Stock options give the recipient the right to buy shares at a set price in the future. Recent scrutiny has centered on whether companies backdated grants to periods when the stock price was lower (while not disclosing their actions or taking a tax charge), ensuring a profit. Authorities also are examining companies that scheduled an option grant ahead of good news, or delayed it until after bad news. 

  • Separately, a new study estimates the stock options backdating scandal may cost shareholders hundreds of millions of dollars. Three researchers at the University of Michigan estimated that backdating stock options between 2000 and 2004 helped sweeten the average executive’s pay by more than 1.25 percent, or about $600,000. But the fallout from the recent options investigations has caused those executives’ companies to fall in market value by an average of 8 percent, or $500 million each. ”For about $600,000 a year to the executives, shareholders are being put at risk to the tune of $500 million,” the study concludes.

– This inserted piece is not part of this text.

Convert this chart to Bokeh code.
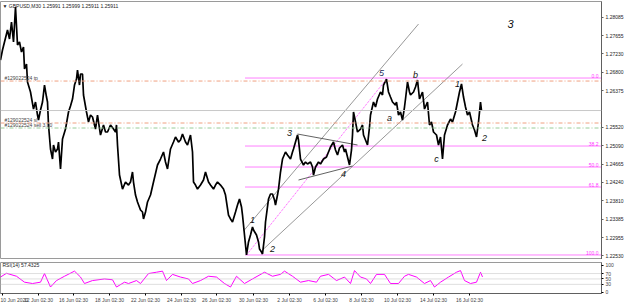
from bokeh.plotting import figure
from bokeh.layouts import column
from bokeh.models import Range1d, FixedTicker, PrintfTickFormatter, Label, Span
from bokeh.embed import file_html
from bokeh.resources import INLINE
from bokeh.core.properties import value

# ---- data ----
t_price = [0, 2, 4, 6, 7, 9, 11, 13, 15, 17, 19, 21, 23, 24, 26, 27, 30, 33, 35, 37, 38, 40, 42, 44, 46, 47,
           48, 50, 52, 53, 55, 57, 58, 60, 62, 65, 68, 70, 72, 74, 76, 77, 79, 80, 82, 83, 86, 88, 90, 92,
           95, 97, 100, 103, 105, 107, 110, 113, 115, 116, 117, 119, 122, 125, 128, 130, 132, 133, 135, 137,
           140, 142, 143, 145, 147, 150, 153, 157, 160, 163, 165, 167, 170, 173, 175, 178, 180, 182, 185,
           187, 190, 192, 193, 195, 197, 200, 203, 205, 208, 210, 213, 215, 217, 220, 223, 225, 228, 230,
           232, 235, 237, 239, 241, 242, 244, 246, 248, 250, 252, 253, 256, 258, 259, 261, 262, 264, 265,
           268, 270, 272, 274, 275, 277, 278, 280, 282, 285, 287, 290, 292, 293, 295, 297, 298, 300, 303,
           305, 307, 310, 312, 313, 315, 318, 320, 323, 326, 328, 330, 333, 335, 337, 339, 342, 344, 345,
           347, 349, 351, 352, 353, 355, 357, 360, 362, 363, 365, 367, 369, 370, 373, 375, 377, 380, 382,
           383, 386, 388, 390, 392, 395, 396, 398, 400, 402, 404, 405, 407, 409, 410, 413, 415, 417, 419,
           422, 424, 427, 429, 431, 433, 436, 438, 440, 442, 444, 447, 450, 452, 455, 457, 459, 461, 463,
           465, 467, 469, 472, 474, 476, 478, 480, 481]
price = [1.27085, 1.27318, 1.27504, 1.27690, 1.27783, 1.27574, 1.27969, 1.27504, 1.28317, 1.27434, 1.27504,
         1.27271, 1.27388, 1.26876, 1.26992, 1.26574, 1.26342, 1.25946, 1.26109, 1.25807, 1.25691, 1.25923,
         1.26109, 1.26504, 1.26225, 1.26109, 1.25575, 1.25017, 1.24784, 1.25110, 1.24947, 1.25017, 1.25179,
         1.24552, 1.25249, 1.25481, 1.25877, 1.26016, 1.26179, 1.26504, 1.26644, 1.26853, 1.26504, 1.26760,
         1.26760, 1.26272, 1.25877, 1.25644, 1.25807, 1.25761, 1.25481, 1.25807, 1.25342, 1.25575, 1.25412,
         1.25412, 1.25575, 1.25481, 1.25412, 1.25575, 1.25110, 1.24412, 1.24086, 1.24249, 1.24179, 1.24249,
         1.24482, 1.24249, 1.23947, 1.23785, 1.23599, 1.23552, 1.23390, 1.23552, 1.23785, 1.23947, 1.24249,
         1.24645, 1.24784, 1.24947, 1.24715, 1.24552, 1.25017, 1.25179, 1.25296, 1.25179, 1.25226, 1.25365,
         1.25179, 1.25110, 1.25342, 1.24947, 1.24249, 1.24179, 1.24086, 1.24179, 1.24296, 1.24482, 1.24249,
         1.24179, 1.24086, 1.24179, 1.24249, 1.24179, 1.24086, 1.23947, 1.23482, 1.23390, 1.23320, 1.23552,
         1.23715, 1.23854, 1.23669, 1.23482, 1.23017, 1.22553, 1.22855, 1.23017, 1.23203, 1.23134, 1.23017,
         1.22855, 1.22692, 1.22622, 1.22576, 1.22971, 1.23320, 1.23854, 1.23971, 1.23971, 1.23831, 1.23715,
         1.23947, 1.24086, 1.24482, 1.24784, 1.24947, 1.24877, 1.24784, 1.24947, 1.25017, 1.25179, 1.25342,
         1.25226, 1.24784, 1.24645, 1.24715, 1.24668, 1.24715, 1.24598, 1.24412, 1.24598, 1.24715, 1.24668,
         1.24784, 1.24831, 1.24947, 1.25063, 1.25179, 1.24994, 1.24877, 1.25040, 1.25110, 1.24947, 1.25017,
         1.24831, 1.24645, 1.24994, 1.25342, 1.25877, 1.25644, 1.25412, 1.25481, 1.25575, 1.25342, 1.25226,
         1.25110, 1.25528, 1.25807, 1.26109, 1.25993, 1.26179, 1.26342, 1.26272, 1.26504, 1.26644, 1.26342,
         1.26225, 1.26109, 1.26039, 1.26109, 1.25807, 1.25877, 1.25691, 1.25993, 1.26179, 1.26574, 1.26342,
         1.26272, 1.26342, 1.26458, 1.26621, 1.26179, 1.26342, 1.25946, 1.26109, 1.25575, 1.25644, 1.25412,
         1.25342, 1.25110, 1.25296, 1.24784, 1.25342, 1.25575, 1.25714, 1.25644, 1.25877, 1.26109, 1.26342,
         1.26528, 1.26225, 1.25993, 1.25807, 1.25877, 1.25575, 1.25458, 1.25296, 1.25644, 1.26109, 1.25911]

t_rsi = [0, 6, 16, 24, 32, 40, 44, 50, 56, 64, 74, 80, 84, 92, 104, 112, 116, 124, 128, 136, 140, 148, 156,
         162, 166, 172, 180, 188, 192, 200, 208, 216, 224, 230, 236, 244, 252, 264, 272, 280, 284, 292, 300,
         308, 316, 320, 328, 336, 344, 350, 354, 360, 366, 370, 376, 384, 390, 398, 404, 408, 416, 424, 430,
         434, 440, 448, 456, 460, 464, 470, 476, 480, 482]
rsi = [57, 71, 60, 38, 33, 38, 70, 20, 44, 60, 79, 57, 33, 44, 50, 47, 20, 38, 33, 44, 33, 70, 75, 79, 44, 67,
       57, 50, 33, 44, 60, 57, 33, 20, 60, 33, 50, 75, 60, 67, 79, 60, 38, 44, 38, 60, 67, 44, 57, 33, 81, 57,
       50, 33, 67, 67, 33, 33, 60, 67, 57, 33, 44, 20, 38, 57, 75, 81, 44, 33, 38, 75, 57.43]

date_ticks = [2, 38, 73, 109, 145, 181, 216, 253, 289, 325, 361, 397, 433, 469]
date_labels = ["10 Jun 2020", "12 Jun 02:30", "16 Jun 02:30", "18 Jun 02:30", "22 Jun 02:30",
               "24 Jun 02:30", "26 Jun 02:30", "30 Jun 02:30", "2 Jul 02:30", "6 Jul 02:30",
               "8 Jul 02:30", "10 Jul 02:30", "14 Jul 02:30", "16 Jul 02:30"]
price_ticks = [1.22530, 1.22955, 1.23385, 1.23810, 1.24240, 1.24665, 1.25090, 1.25520,
               1.26375, 1.26800, 1.27230, 1.27655, 1.28085]
rsi_ticks = [0, 30, 50, 70, 100]
rsi_levels = [30, 50, 70]
last_price = 1.25911

fib_levels = [1.26667, 1.25086, 1.24598, 1.24133, 1.22553]
fib_names = ["0.0", "38.2", "50.0", "61.8", "100.0"]
fib_t0 = 245
fib_t1 = 600

order_prices = [1.26597, 1.25621, 1.25505]
order_texts = ["#129022524 tp", "#129022524 sl", "#129022524 sell 3.00"]
order_colors = ["#f0a080", "#f0a080", "#98cc98"]

# channel / triangle lines: (t0, p0, t1, p1)
chan_t0 = [243, 262, 297, 298]
chan_p0 = [1.23110, 1.22669, 1.25365, 1.24296]
chan_t1 = [418, 462, 357, 352]
chan_p1 = [1.27922, 1.26992, 1.25110, 1.24621]
chan_colors = ["#8c8c8c", "#8c8c8c", "#505050", "#505050"]

fib_diag_t = [246, 386]
fib_diag_p = [1.22553, 1.26644]

wave_t = [510, 381, 415, 457, 389, 484, 436, 289, 343, 252, 272]
wave_p = [1.27922, 1.26783, 1.26737, 1.26528, 1.25737, 1.25272, 1.24784, 1.25389, 1.24436, 1.23366, 1.22692]
wave_text = ["3", "5", "b", "1", "a", "2", "c", "3", "4", "1", "2"]
wave_size = ["11px", "9px", "9px", "9px", "9px", "9px", "9px", "9px", "9px", "9px", "9px"]
wave_color = ["#111111", "#1c2a5a", "#111111", "#111111", "#111111", "#111111", "#111111",
              "#111111", "#111111", "#111111", "#111111"]

FONT = "Liberation Sans"
SMALL = "5px"

# ---- main price panel ----
p = figure(frame_width=601, frame_height=258, x_range=Range1d(0, 601),
           y_range=Range1d(1.22448, 1.28446), y_axis_location="right", x_axis_location=None,
           output_backend="svg", toolbar_location=None,
           min_border_left=0, min_border_top=1, min_border_bottom=0, min_border_right=0)
p.grid.visible = False
p.outline_line_color = "#9a9a9a"
p.background_fill_color = "white"
p.border_fill_color = "white"

ya = p.yaxis[0]
ya.ticker = FixedTicker(ticks=price_ticks)
ya.formatter = PrintfTickFormatter(format="%.5f")
ya.major_label_text_font = FONT
ya.major_label_text_font_size = SMALL
ya.major_label_text_color = "#222222"
ya.major_tick_out = 2
ya.major_tick_in = 0
ya.minor_tick_out = 0
ya.minor_tick_in = 0
ya.major_label_standoff = 2
ya.axis_line_color = "#606060"
ya.major_tick_line_color = "#606060"

p.add_layout(Span(location=last_price, dimension="width", line_color="#c8c8c8", line_width=1))
for op, oc in zip(order_prices, order_colors):
    p.add_layout(Span(location=op, dimension="width", line_color=oc, line_width=1, line_dash="4 2 1 2"))

for lv in fib_levels:
    p.line([fib_t0, fib_t1], [lv, lv], line_color="#ff00ff", line_width=1, line_dash="1 1")
p.text(x=fib_t1 - 2, y=fib_levels, text=fib_names, text_align="right", text_baseline="bottom",
       text_color="#ff33ff", text_font=value(FONT), text_font_size=value(SMALL))
p.line(fib_diag_t, fib_diag_p, line_color="#ff44ff", line_width=1, line_dash="1 1")

for i in range(len(chan_t0)):
    p.line([chan_t0[i], chan_t1[i]], [chan_p0[i], chan_p1[i]], line_color=chan_colors[i], line_width=0.9)

p.line(t_price, price, line_color="black", line_width=1.7)

p.text(x=[4] * 3, y=order_prices, text=order_texts, text_align="left", text_baseline="bottom",
       text_color="#444444", text_font=value(FONT), text_font_size=value(SMALL))

p.text(x=wave_t, y=wave_p, text=wave_text, text_align="center", text_baseline="middle",
       text_color=wave_color, text_font=value(FONT), text_font_size=wave_size,
       text_font_style="italic")

p.add_layout(Label(x=2, y=1.28330, text="\u25BC GBPUSD,M30  1.25991 1.25999 1.25911 1.25911",
                   text_font=FONT, text_font_size=SMALL, text_color="#222222",
                   text_baseline="middle"))
p.add_layout(Label(x=601, y=last_price, text="1.25911", text_font=FONT, text_font_size=SMALL,
                   text_color="white", background_fill_color="black", text_baseline="middle",
                   x_offset=1, padding=1))

# ---- RSI panel ----
r = figure(frame_width=601, frame_height=31, x_range=p.x_range, y_range=Range1d(-4, 111),
           y_axis_location="right", output_backend="svg", toolbar_location=None,
           min_border_left=0, min_border_top=3, min_border_bottom=0, min_border_right=0)
r.grid.visible = False
r.outline_line_color = "#9a9a9a"
for lv in rsi_levels:
    r.add_layout(Span(location=lv, dimension="width", line_color="#bdbdbd", line_width=1, line_dash="1 1"))
r.line(t_rsi, rsi, line_color="#ff00ff", line_width=1)
r.add_layout(Label(x=2, y=100, text="RSI(14) 57.4325", text_font=FONT, text_font_size=SMALL,
                   text_color="#222222", text_baseline="middle"))

ry = r.yaxis[0]
ry.ticker = FixedTicker(ticks=rsi_ticks)
ry.major_label_text_font = FONT
ry.major_label_text_font_size = SMALL
ry.major_tick_out = 2
ry.major_tick_in = 0
ry.minor_tick_out = 0
ry.minor_tick_in = 0
ry.major_label_standoff = 2
ry.axis_line_color = "#606060"

rx = r.xaxis[0]
rx.ticker = FixedTicker(ticks=date_ticks)
rx.major_label_overrides = {t: s for t, s in zip(date_ticks, date_labels)}
rx.major_label_text_font = FONT
rx.major_label_text_font_size = SMALL
rx.major_label_text_align = "left"
rx.major_tick_out = 2
rx.major_tick_in = 0
rx.minor_tick_out = 0
rx.minor_tick_in = 0
rx.major_label_standoff = 1
rx.axis_line_color = "#606060"

layout = column(p, r, spacing=0)
open("out.html", "w").write(file_html(layout, INLINE))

  • Trust Company of the West (TCW), a multibillion investment manager with a history of contributing to extremist campaigns and initiatives, did right by the tens of thousands of union members whose money it manages. Late last month, the company issued a policy statement labeled “TCW’s Perspective on Retirement Security.” The public statement included the position that “TCW is committed to the preservation of the defined-benefit system and the company will not support public policy efforts to undermine defined-benefit plans.” A copy of the updated AFL-CIO Retirement Security report is located here. (Defined-benefit pension plans are usually funded entirely by employers through tax-exempt contributions and automatically cover all qualified employees—and provide a far more secure retirement for working people than do defined-contribution plans. Find out more here.)
  • Last week, the 1.4 million-member public employee union AFSCME won a significant legal victory that will give working families greater input in the process that determines who represents them in the boardroom. A federal appeals court said American International Group (AIG) improperly blocked a measure that would give shareholders with at least 3 percent of its stock the ability to nominate board members on AIG’s annual proxy. Right now, these elections resemble rubber-stamp exercises in which board members are rarely challenged (largely due to the expense) by more credible candidates. Now company owners are significantly closer to a vote on independent directors who will better represent their interests in the boardroom.
  • A heads-up warning for all those ideologues who claim a 401(k) savings account gives America’s workers a more secure retirement than a traditional defined-benefit pension: A recent Boston College report indicated that private 401(k) retirement-savings plans have underperformed traditional company pension plans by one percentage point per year. As the study’s director acknowledged, if this “were true over a person’s 40-year work life, they would end up with 20 percent less at retirement.”